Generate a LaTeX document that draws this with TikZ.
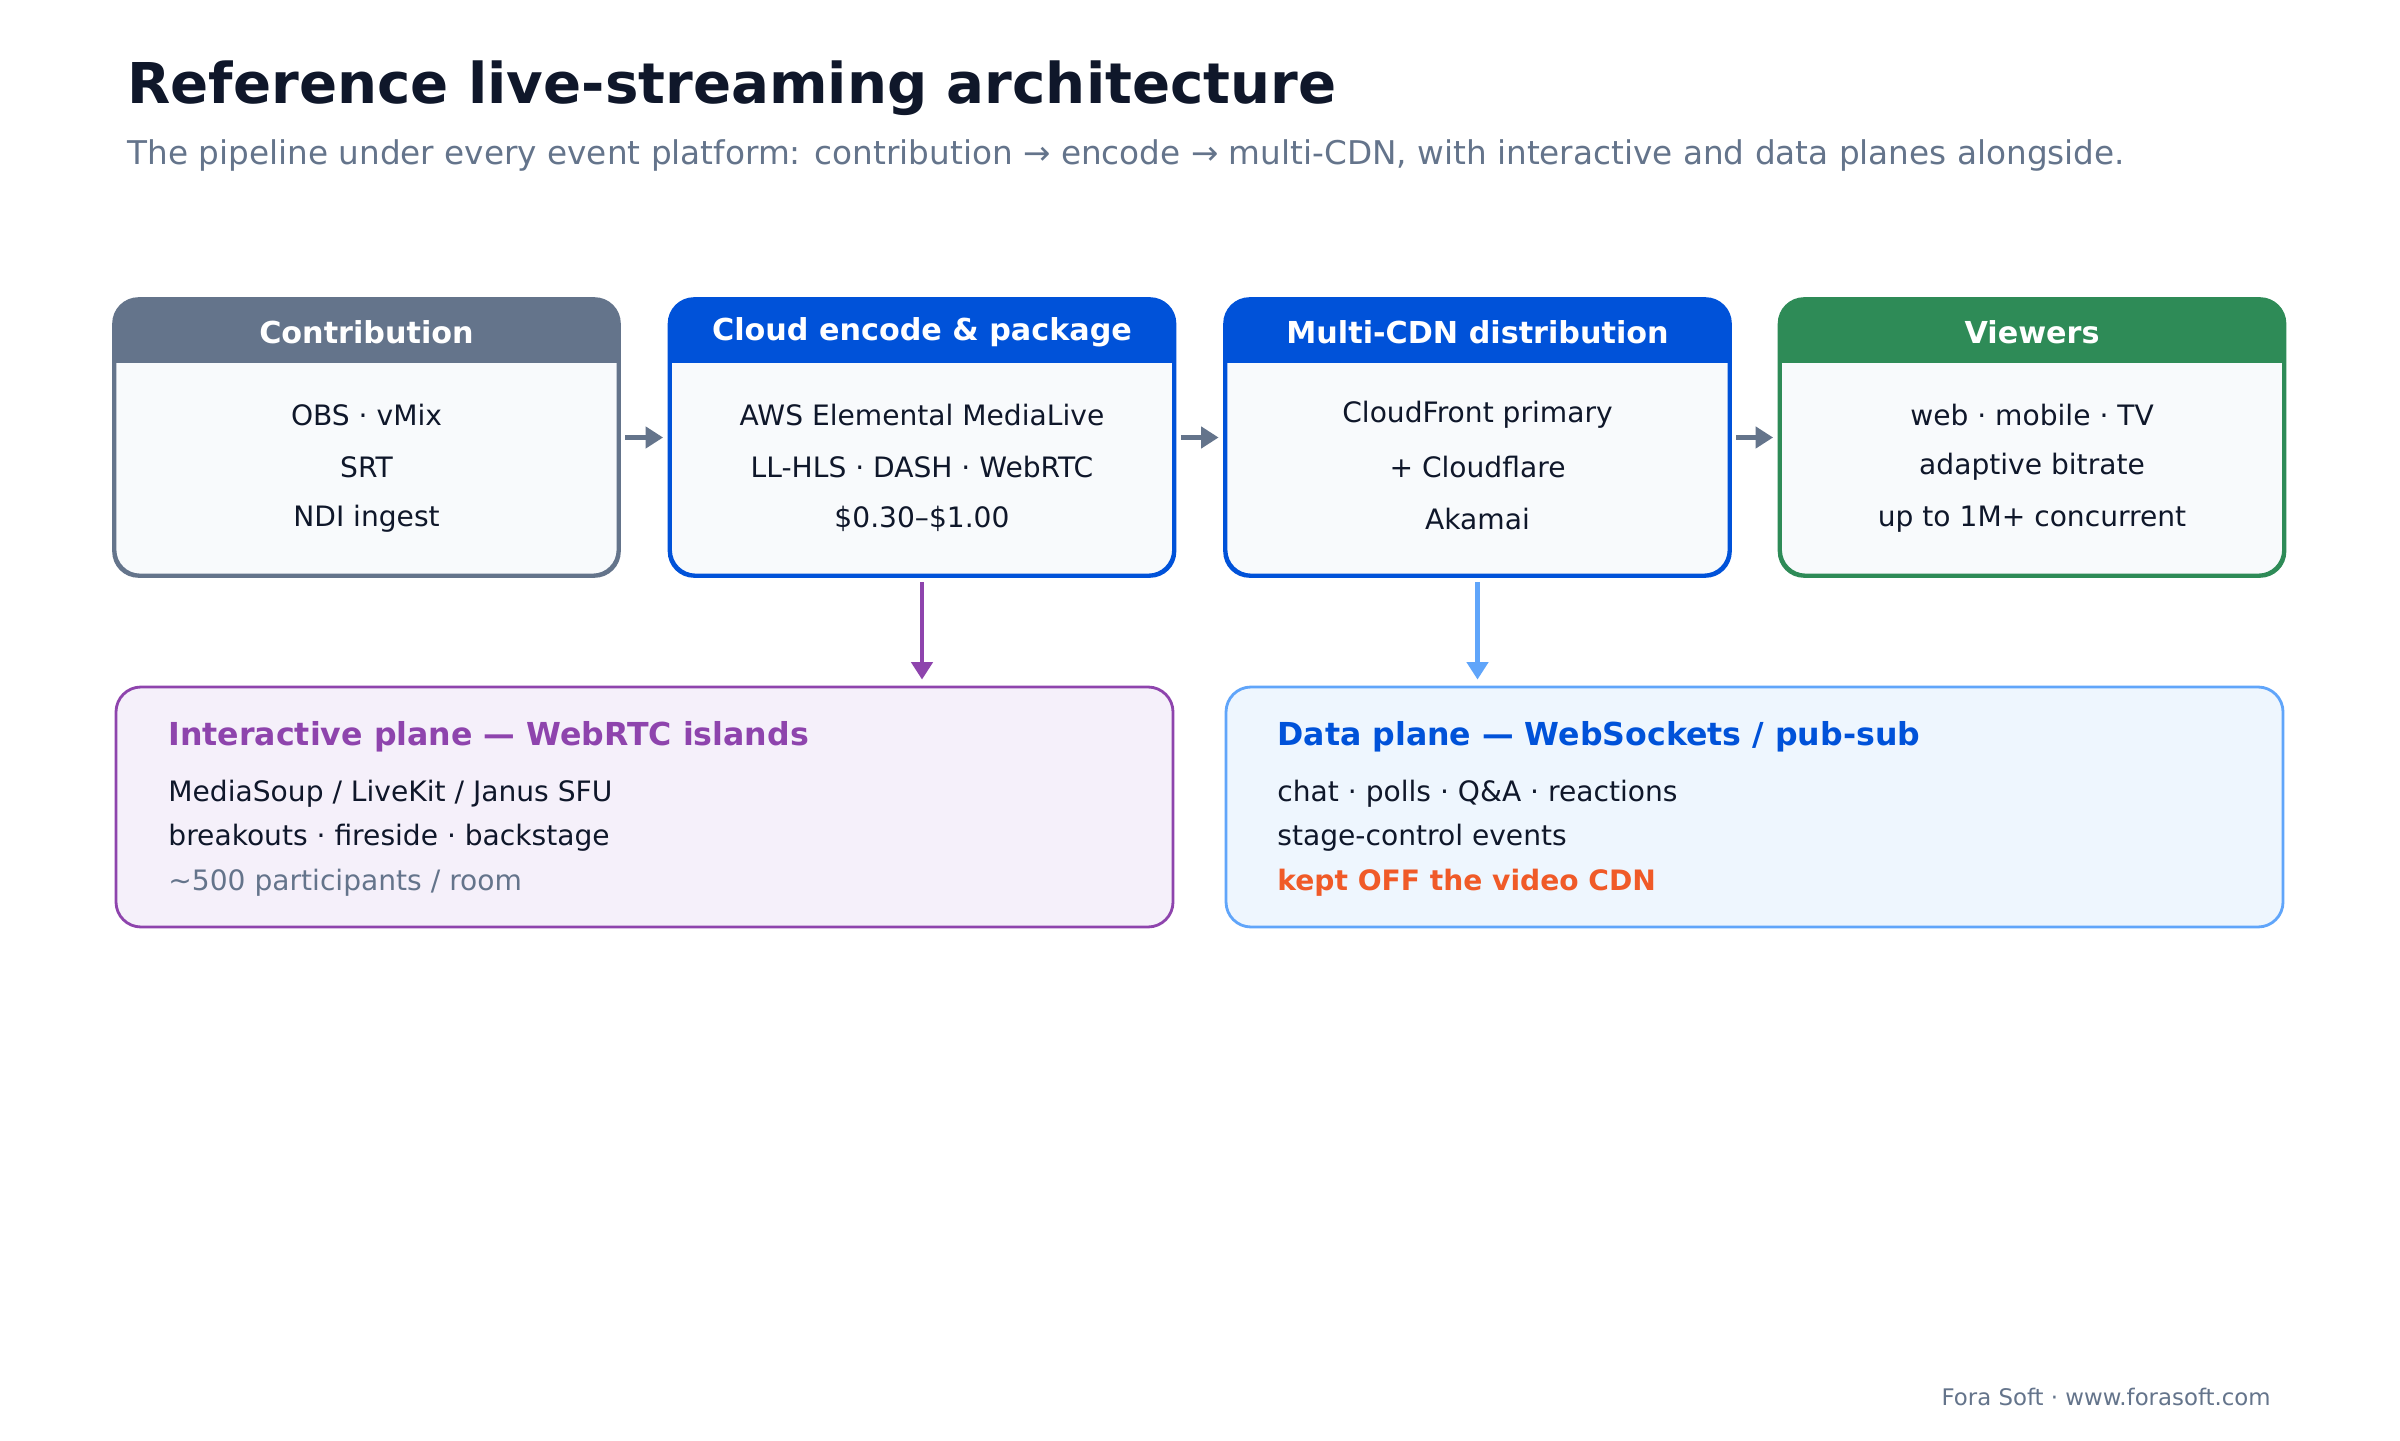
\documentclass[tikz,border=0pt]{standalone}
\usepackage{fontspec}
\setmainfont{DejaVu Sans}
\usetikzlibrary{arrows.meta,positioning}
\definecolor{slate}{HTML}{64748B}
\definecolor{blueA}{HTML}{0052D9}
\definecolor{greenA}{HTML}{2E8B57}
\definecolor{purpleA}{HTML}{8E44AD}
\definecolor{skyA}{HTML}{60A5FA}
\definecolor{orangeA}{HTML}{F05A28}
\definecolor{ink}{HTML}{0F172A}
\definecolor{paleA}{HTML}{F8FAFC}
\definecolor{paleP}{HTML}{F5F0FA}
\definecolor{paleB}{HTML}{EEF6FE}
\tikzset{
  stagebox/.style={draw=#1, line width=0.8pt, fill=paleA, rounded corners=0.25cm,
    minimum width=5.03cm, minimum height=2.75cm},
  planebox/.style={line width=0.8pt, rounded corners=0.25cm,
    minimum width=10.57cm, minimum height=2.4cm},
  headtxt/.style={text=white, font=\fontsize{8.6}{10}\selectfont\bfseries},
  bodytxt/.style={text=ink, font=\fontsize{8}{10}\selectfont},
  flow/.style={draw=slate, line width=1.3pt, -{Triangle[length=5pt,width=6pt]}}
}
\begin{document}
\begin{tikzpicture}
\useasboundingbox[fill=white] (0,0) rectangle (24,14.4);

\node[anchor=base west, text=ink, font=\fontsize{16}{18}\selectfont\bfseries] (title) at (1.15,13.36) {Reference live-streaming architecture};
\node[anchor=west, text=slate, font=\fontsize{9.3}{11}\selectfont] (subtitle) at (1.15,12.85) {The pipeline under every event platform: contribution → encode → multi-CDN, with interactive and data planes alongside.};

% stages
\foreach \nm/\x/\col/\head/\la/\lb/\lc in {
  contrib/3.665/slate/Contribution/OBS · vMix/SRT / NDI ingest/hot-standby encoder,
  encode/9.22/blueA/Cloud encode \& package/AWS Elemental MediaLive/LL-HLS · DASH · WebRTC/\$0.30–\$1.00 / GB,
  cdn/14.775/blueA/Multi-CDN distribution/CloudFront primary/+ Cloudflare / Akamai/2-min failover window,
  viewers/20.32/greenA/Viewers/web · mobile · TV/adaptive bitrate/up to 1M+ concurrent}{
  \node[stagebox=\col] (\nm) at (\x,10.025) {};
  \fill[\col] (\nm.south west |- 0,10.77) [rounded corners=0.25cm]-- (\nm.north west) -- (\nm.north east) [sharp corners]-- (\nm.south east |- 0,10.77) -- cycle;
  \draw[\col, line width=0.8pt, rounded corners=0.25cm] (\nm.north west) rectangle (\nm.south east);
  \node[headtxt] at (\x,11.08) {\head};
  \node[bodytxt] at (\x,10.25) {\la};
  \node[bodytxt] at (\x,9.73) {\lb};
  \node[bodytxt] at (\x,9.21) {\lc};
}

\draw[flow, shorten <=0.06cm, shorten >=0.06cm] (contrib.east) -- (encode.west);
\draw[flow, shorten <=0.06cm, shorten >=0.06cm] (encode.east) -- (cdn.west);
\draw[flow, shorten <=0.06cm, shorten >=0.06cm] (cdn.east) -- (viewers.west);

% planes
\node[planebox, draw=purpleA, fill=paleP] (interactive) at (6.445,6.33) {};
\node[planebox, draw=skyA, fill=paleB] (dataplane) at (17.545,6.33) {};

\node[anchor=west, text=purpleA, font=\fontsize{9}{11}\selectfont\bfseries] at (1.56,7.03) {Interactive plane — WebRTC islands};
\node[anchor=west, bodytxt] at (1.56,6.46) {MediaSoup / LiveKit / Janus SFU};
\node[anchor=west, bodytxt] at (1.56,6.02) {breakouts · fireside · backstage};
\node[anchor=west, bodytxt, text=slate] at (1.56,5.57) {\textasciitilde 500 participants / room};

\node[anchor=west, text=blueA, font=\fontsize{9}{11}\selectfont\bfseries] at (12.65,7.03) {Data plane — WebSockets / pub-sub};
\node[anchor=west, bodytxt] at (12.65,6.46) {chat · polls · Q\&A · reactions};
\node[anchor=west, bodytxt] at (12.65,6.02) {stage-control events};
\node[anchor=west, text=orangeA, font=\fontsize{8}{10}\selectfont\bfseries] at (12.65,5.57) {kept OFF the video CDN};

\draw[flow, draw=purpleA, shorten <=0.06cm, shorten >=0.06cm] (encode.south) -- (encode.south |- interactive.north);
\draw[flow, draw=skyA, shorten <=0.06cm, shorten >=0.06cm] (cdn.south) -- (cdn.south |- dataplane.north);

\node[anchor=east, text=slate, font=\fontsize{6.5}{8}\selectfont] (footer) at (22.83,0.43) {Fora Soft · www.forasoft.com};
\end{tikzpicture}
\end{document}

Task objective.
Restate the material word for word from its first line through the line containing "(0,0) rectangle (24,14.4);", both included; the pictures do not belong in it.

Solution.
Generate a LaTeX document that draws this with TikZ.
\documentclass[tikz,border=0pt]{standalone}
\usepackage{fontspec}
\setmainfont{DejaVu Sans}
\usetikzlibrary{arrows.meta,positioning}
\definecolor{slate}{HTML}{64748B}
\definecolor{blueA}{HTML}{0052D9}
\definecolor{greenA}{HTML}{2E8B57}
\definecolor{purpleA}{HTML}{8E44AD}
\definecolor{skyA}{HTML}{60A5FA}
\definecolor{orangeA}{HTML}{F05A28}
\definecolor{ink}{HTML}{0F172A}
\definecolor{paleA}{HTML}{F8FAFC}
\definecolor{paleP}{HTML}{F5F0FA}
\definecolor{paleB}{HTML}{EEF6FE}
\tikzset{
  stagebox/.style={draw=#1, line width=0.8pt, fill=paleA, rounded corners=0.25cm,
    minimum width=5.03cm, minimum height=2.75cm},
  planebox/.style={line width=0.8pt, rounded corners=0.25cm,
    minimum width=10.57cm, minimum height=2.4cm},
  headtxt/.style={text=white, font=\fontsize{8.6}{10}\selectfont\bfseries},
  bodytxt/.style={text=ink, font=\fontsize{8}{10}\selectfont},
  flow/.style={draw=slate, line width=1.3pt, -{Triangle[length=5pt,width=6pt]}}
}
\begin{document}
\begin{tikzpicture}
\useasboundingbox[fill=white] (0,0) rectangle (24,14.4);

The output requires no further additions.